#### Exercise instructions:
What is needed is the run of lines from the one containing "Write a Python" through the one containing "from matplotlib.ticker import FixedLocator", echoed exactly, with both ends kept and nothing added.

#### Entries supplied:
|---|
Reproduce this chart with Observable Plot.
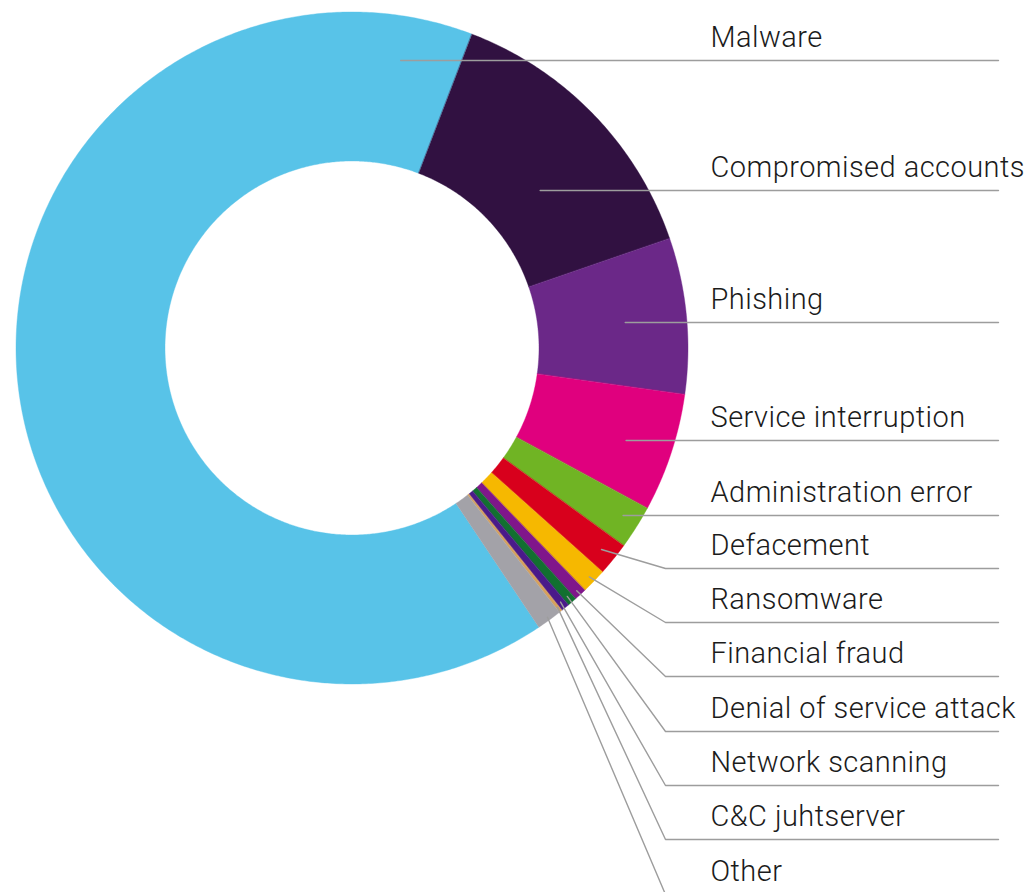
|---|
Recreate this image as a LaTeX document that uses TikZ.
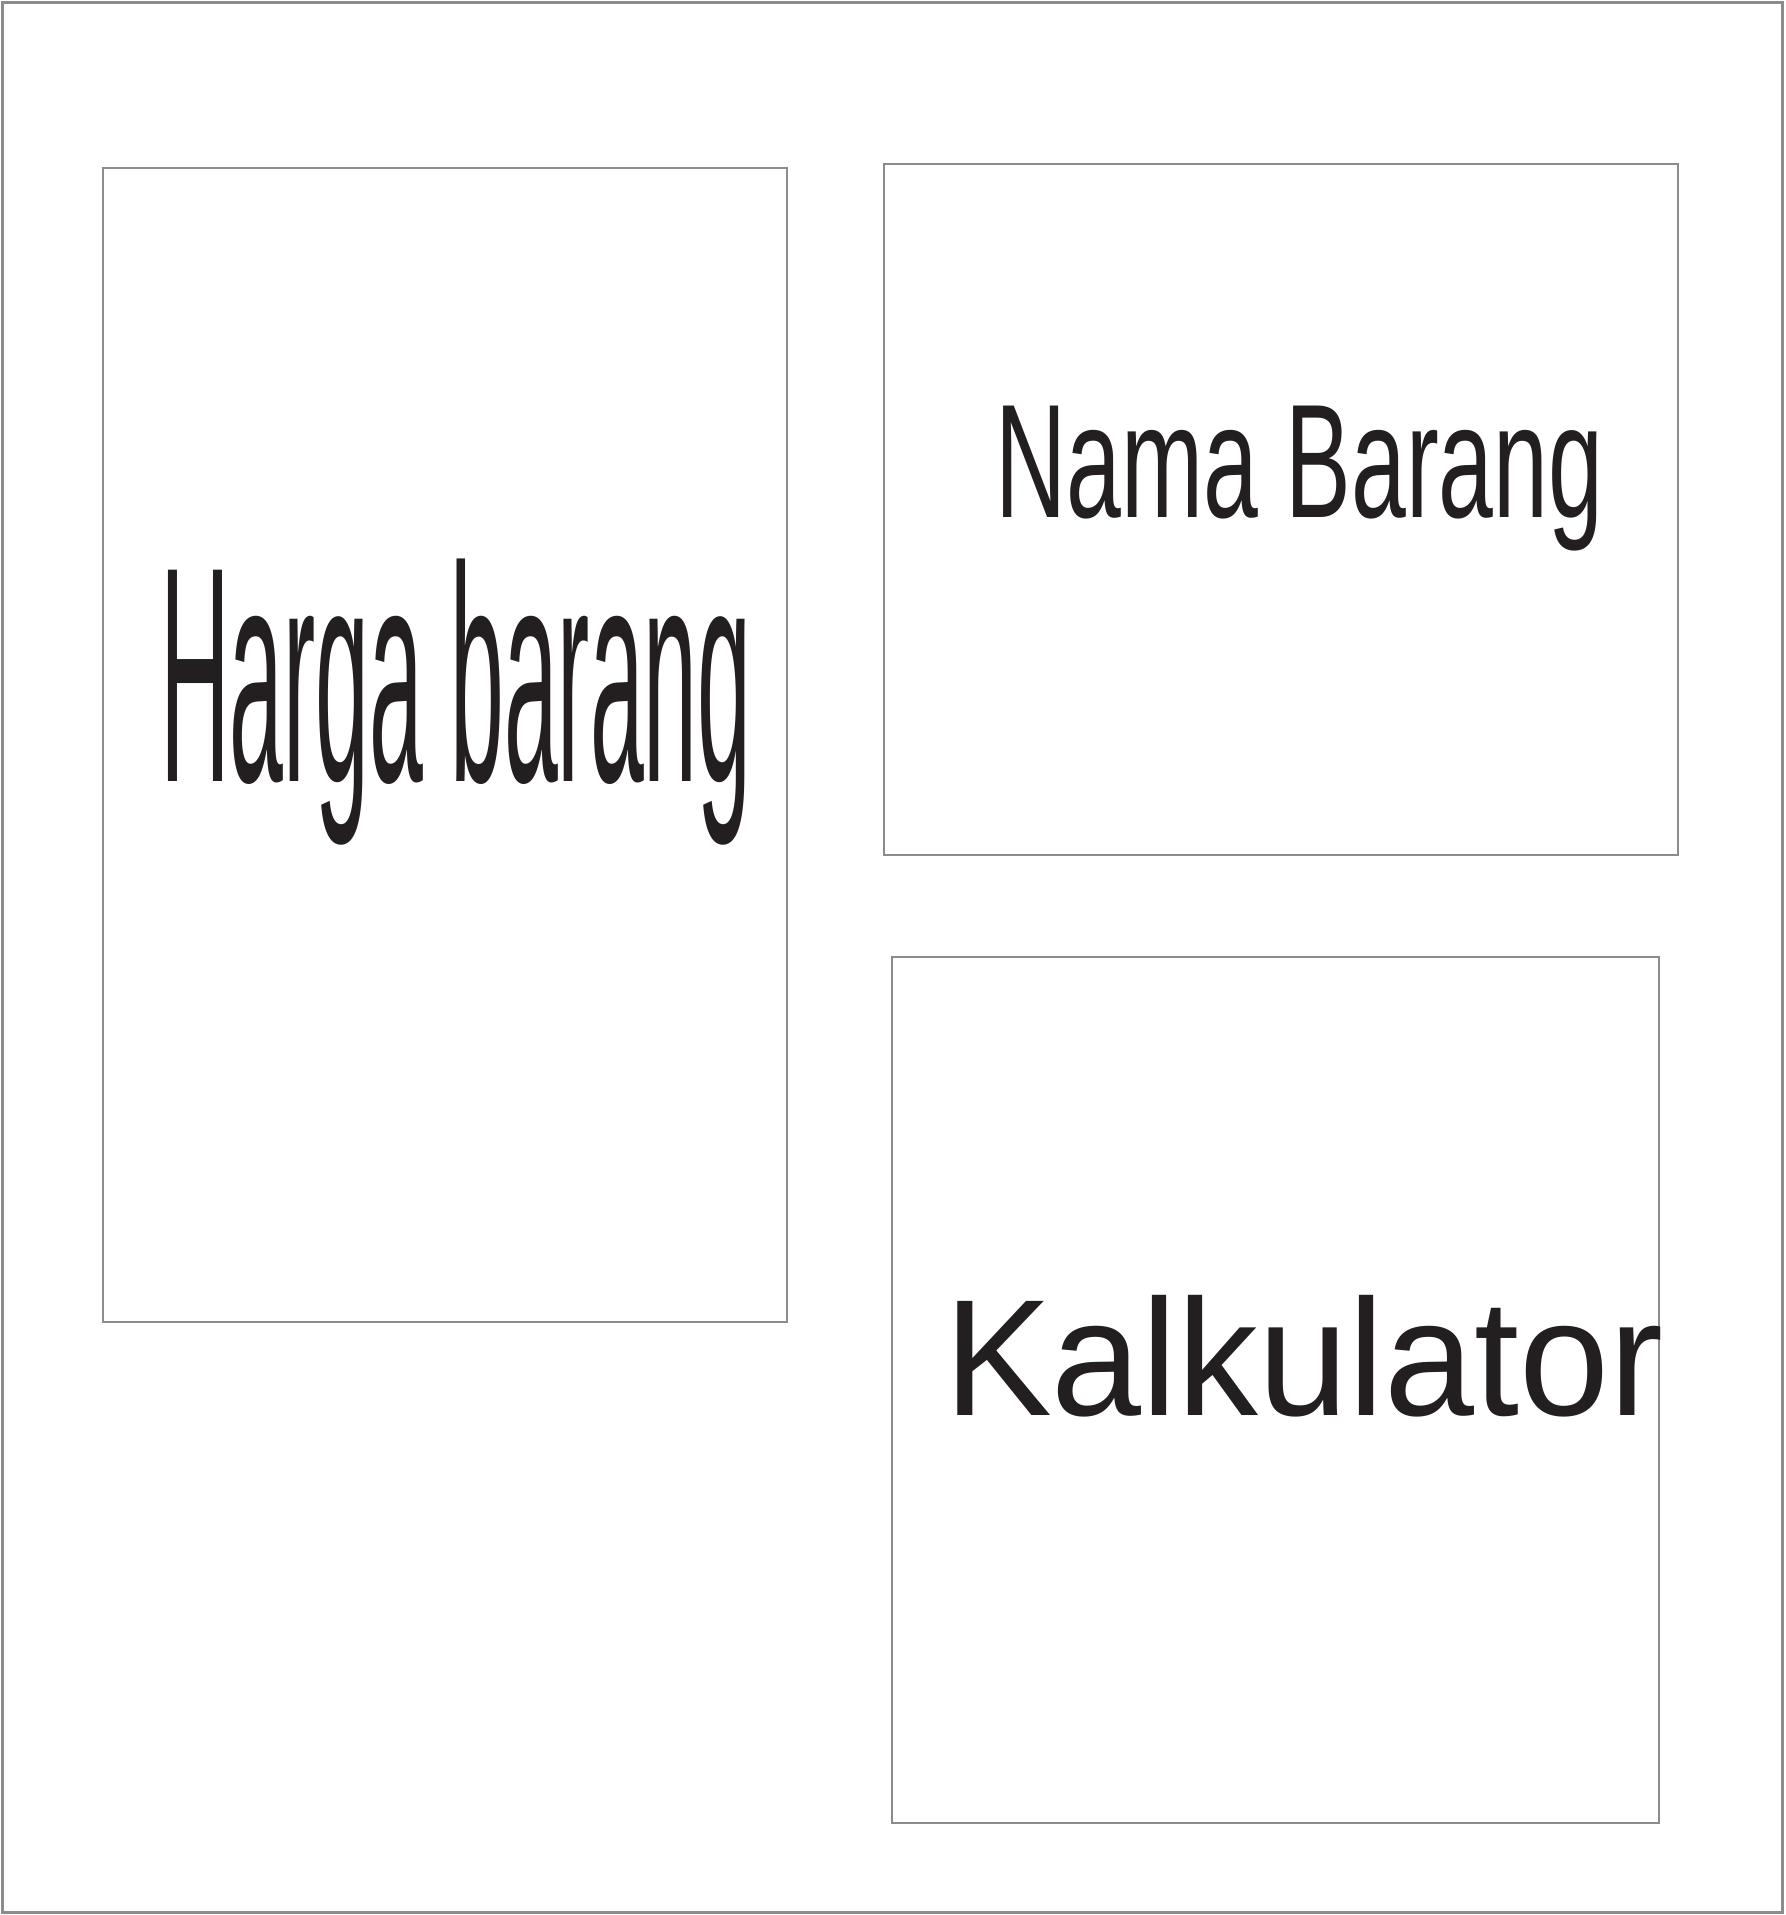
|---|
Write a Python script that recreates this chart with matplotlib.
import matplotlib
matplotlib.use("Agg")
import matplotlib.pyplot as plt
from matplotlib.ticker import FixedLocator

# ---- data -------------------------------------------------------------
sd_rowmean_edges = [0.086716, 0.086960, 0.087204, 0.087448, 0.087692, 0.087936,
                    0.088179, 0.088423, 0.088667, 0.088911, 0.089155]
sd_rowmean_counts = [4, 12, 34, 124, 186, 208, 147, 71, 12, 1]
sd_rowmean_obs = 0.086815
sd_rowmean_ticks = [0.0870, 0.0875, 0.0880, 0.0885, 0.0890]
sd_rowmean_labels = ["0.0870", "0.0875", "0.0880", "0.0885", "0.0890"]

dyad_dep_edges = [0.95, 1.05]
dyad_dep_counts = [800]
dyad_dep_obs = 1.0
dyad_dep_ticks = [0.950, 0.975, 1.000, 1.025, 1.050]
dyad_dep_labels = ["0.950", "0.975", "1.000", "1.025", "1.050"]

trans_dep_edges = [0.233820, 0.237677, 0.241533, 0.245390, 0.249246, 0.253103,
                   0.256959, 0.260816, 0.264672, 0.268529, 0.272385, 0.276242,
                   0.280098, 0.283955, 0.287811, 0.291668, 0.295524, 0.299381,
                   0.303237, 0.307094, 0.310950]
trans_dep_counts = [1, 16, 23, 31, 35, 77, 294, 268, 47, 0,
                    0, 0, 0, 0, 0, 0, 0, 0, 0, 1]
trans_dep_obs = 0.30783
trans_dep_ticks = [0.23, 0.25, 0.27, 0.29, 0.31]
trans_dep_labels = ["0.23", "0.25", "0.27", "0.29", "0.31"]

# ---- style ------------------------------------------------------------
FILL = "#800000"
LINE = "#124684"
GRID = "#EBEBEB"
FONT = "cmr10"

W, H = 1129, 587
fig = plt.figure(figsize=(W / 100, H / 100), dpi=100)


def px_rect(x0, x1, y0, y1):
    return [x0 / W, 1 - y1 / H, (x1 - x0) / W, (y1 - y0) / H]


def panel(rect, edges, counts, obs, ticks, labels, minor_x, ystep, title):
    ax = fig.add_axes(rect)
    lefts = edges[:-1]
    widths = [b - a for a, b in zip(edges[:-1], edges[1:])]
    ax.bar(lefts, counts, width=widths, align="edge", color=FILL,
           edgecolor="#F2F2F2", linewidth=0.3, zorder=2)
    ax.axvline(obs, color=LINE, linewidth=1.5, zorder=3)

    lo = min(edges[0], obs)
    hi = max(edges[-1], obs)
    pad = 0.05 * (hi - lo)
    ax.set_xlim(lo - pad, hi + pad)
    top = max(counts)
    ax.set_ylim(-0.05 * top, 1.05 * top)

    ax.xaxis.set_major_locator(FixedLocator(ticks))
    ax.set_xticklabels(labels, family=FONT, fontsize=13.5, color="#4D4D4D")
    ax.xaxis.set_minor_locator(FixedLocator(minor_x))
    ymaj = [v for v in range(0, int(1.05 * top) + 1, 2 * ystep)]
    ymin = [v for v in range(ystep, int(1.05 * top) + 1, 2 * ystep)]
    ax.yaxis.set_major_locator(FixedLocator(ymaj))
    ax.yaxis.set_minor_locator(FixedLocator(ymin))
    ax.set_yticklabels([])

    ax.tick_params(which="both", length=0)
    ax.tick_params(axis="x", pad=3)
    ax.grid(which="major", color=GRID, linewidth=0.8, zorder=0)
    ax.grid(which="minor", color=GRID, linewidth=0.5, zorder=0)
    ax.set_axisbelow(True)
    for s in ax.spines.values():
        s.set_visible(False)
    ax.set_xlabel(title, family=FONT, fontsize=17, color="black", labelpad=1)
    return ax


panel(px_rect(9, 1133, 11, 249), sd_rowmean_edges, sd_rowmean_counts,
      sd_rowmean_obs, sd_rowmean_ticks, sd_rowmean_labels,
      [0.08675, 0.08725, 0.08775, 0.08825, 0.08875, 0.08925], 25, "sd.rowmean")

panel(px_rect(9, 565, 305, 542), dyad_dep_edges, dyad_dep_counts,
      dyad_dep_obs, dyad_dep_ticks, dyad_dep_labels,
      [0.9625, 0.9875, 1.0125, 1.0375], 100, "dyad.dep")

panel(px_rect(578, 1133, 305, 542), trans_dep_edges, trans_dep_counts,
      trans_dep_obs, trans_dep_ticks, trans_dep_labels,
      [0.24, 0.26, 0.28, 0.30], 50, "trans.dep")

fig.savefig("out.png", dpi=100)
|---|
#### Full solution:
Write a Python script that recreates this chart with matplotlib.
import matplotlib
matplotlib.use("Agg")
import matplotlib.pyplot as plt
from matplotlib.ticker import FixedLocator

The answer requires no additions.